Given exercise
Write out again, word for word, the lines below from the line that holds "Convert this chart to Plotly code." through the line that holds "import plotly.graph_objects as go", omitting pictures.

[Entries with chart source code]
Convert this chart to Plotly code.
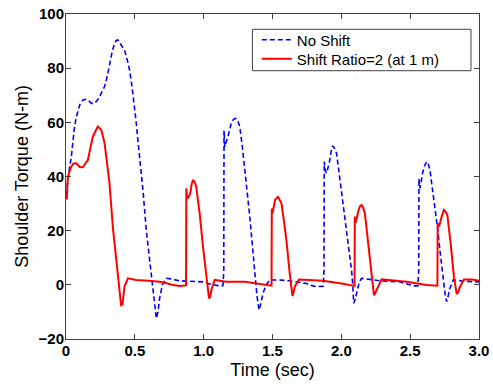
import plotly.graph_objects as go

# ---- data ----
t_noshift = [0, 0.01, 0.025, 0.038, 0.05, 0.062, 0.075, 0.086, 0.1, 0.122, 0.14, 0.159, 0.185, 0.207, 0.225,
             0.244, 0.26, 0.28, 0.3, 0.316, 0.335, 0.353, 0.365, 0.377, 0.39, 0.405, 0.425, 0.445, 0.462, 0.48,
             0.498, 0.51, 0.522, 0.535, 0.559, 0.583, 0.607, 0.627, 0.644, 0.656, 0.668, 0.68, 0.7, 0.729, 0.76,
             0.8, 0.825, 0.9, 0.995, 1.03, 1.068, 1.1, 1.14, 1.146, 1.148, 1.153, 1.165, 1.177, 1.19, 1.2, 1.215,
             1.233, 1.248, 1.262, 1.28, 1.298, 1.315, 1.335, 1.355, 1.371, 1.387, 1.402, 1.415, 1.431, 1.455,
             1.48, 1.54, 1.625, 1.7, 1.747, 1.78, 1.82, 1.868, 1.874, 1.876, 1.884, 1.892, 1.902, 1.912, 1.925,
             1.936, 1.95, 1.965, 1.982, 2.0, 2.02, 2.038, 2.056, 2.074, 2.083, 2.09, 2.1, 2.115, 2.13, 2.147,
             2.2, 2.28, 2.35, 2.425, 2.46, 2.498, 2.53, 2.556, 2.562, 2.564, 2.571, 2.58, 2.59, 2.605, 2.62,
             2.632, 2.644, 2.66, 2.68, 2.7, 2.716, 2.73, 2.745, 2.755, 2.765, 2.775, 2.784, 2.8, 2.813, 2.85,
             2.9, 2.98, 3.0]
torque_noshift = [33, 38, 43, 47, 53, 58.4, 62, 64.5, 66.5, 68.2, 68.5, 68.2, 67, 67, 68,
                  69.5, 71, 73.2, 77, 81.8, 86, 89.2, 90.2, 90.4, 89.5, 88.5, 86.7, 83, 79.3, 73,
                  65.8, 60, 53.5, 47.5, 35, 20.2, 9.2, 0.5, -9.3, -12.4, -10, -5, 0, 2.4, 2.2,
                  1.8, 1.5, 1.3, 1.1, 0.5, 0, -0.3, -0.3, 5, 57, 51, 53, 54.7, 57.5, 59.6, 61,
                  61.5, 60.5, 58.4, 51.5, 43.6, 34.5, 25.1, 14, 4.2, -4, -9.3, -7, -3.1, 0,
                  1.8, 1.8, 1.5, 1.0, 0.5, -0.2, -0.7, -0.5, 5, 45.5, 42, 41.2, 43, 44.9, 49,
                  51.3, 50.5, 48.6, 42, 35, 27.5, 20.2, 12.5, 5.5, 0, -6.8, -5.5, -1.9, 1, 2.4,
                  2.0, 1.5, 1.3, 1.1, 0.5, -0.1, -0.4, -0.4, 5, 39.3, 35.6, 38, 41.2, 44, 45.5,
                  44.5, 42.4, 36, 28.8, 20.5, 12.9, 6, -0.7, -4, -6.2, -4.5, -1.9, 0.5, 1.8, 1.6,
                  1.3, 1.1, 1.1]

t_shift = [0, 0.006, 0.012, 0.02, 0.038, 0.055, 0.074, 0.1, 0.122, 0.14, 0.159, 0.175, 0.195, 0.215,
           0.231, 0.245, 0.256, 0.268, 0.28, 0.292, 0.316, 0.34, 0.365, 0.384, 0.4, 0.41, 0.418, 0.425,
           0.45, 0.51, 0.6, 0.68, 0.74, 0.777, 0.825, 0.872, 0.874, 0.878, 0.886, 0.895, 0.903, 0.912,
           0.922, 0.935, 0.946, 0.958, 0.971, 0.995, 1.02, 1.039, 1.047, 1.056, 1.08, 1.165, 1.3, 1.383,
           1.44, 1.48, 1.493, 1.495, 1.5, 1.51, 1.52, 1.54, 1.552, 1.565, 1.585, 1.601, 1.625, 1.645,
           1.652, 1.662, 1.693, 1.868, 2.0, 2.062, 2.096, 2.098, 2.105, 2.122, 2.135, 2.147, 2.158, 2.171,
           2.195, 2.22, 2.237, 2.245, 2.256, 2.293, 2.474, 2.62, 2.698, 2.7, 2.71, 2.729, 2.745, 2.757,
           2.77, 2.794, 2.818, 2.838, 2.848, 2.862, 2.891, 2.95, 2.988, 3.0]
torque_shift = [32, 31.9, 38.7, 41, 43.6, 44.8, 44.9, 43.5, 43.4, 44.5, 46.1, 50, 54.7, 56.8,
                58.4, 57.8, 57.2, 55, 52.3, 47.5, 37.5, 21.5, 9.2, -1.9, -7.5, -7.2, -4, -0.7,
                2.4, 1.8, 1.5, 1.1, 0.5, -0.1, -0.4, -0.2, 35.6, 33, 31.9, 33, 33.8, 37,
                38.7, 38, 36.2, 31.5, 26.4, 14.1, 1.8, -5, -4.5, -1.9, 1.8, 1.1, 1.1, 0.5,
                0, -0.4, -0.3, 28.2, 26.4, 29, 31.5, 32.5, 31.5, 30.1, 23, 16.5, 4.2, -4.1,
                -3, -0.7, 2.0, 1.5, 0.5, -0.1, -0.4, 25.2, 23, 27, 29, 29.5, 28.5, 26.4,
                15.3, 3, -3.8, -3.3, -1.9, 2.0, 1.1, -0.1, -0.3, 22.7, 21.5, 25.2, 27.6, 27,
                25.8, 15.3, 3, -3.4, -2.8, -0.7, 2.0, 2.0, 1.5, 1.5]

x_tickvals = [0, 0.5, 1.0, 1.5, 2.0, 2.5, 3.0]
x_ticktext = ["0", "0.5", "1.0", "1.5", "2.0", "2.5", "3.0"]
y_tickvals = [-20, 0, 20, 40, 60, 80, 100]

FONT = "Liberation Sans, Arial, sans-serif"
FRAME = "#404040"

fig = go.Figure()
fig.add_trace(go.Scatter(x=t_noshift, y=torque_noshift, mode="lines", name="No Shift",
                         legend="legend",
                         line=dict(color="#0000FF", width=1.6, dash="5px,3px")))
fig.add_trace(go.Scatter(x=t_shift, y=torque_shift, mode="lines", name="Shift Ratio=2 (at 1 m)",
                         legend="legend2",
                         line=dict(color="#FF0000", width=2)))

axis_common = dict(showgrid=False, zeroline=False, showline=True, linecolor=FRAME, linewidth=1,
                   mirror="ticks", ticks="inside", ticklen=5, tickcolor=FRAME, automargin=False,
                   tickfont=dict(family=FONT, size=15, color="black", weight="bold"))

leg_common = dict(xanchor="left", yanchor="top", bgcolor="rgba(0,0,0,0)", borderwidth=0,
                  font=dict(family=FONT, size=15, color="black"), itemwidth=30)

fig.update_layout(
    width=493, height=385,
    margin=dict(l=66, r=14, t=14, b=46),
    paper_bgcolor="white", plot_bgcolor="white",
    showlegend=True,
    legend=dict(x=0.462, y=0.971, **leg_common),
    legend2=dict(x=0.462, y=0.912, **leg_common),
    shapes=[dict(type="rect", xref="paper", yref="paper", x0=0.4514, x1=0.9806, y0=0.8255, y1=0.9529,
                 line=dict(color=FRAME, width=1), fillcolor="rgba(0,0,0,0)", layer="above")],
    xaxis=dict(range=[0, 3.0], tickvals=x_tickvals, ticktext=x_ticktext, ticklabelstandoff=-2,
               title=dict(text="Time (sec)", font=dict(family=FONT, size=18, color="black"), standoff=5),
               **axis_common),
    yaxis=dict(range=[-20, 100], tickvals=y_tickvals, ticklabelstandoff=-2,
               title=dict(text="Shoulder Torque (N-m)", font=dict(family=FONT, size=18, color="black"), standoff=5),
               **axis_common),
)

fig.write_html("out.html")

--

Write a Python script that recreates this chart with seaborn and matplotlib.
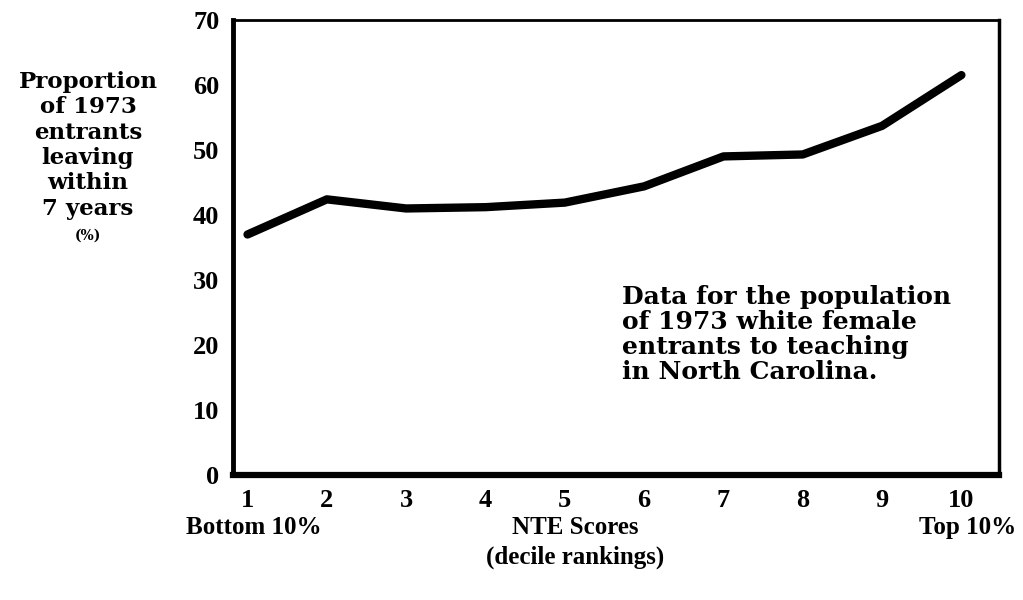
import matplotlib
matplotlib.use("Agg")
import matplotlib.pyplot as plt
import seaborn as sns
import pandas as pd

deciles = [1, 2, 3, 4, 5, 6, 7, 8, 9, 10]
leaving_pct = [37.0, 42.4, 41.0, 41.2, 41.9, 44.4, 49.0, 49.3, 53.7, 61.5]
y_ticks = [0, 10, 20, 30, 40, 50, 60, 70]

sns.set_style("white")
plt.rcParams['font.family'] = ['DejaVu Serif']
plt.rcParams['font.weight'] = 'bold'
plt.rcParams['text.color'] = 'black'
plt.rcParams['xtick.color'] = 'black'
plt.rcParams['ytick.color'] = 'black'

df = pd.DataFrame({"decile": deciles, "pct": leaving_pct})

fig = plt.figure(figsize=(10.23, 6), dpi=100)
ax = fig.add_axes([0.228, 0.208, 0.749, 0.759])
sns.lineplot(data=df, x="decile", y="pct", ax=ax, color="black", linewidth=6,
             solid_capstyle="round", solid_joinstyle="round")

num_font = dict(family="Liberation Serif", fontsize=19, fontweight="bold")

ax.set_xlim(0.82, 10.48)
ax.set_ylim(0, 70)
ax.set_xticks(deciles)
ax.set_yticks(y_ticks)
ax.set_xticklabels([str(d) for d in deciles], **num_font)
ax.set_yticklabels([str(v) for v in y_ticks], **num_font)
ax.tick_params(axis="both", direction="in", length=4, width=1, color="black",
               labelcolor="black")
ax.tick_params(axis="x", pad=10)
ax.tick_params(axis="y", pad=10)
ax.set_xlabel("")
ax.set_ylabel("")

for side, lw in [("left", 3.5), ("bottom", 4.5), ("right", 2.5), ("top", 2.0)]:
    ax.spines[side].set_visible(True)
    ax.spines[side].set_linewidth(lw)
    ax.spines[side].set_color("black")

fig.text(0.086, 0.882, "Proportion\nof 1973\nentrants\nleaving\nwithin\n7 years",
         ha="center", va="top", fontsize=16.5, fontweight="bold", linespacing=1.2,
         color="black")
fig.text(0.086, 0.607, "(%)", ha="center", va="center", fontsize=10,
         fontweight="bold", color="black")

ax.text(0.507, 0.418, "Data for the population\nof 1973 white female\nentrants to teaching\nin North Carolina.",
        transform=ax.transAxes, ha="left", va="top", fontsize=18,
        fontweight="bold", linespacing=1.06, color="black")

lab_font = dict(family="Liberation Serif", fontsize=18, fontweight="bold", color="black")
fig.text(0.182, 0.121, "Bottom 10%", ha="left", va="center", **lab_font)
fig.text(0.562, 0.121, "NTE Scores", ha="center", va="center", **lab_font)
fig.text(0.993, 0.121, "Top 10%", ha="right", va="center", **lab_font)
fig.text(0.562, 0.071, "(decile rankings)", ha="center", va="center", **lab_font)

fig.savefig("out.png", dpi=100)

Solution for this problem
Convert this chart to Plotly code.
import plotly.graph_objects as go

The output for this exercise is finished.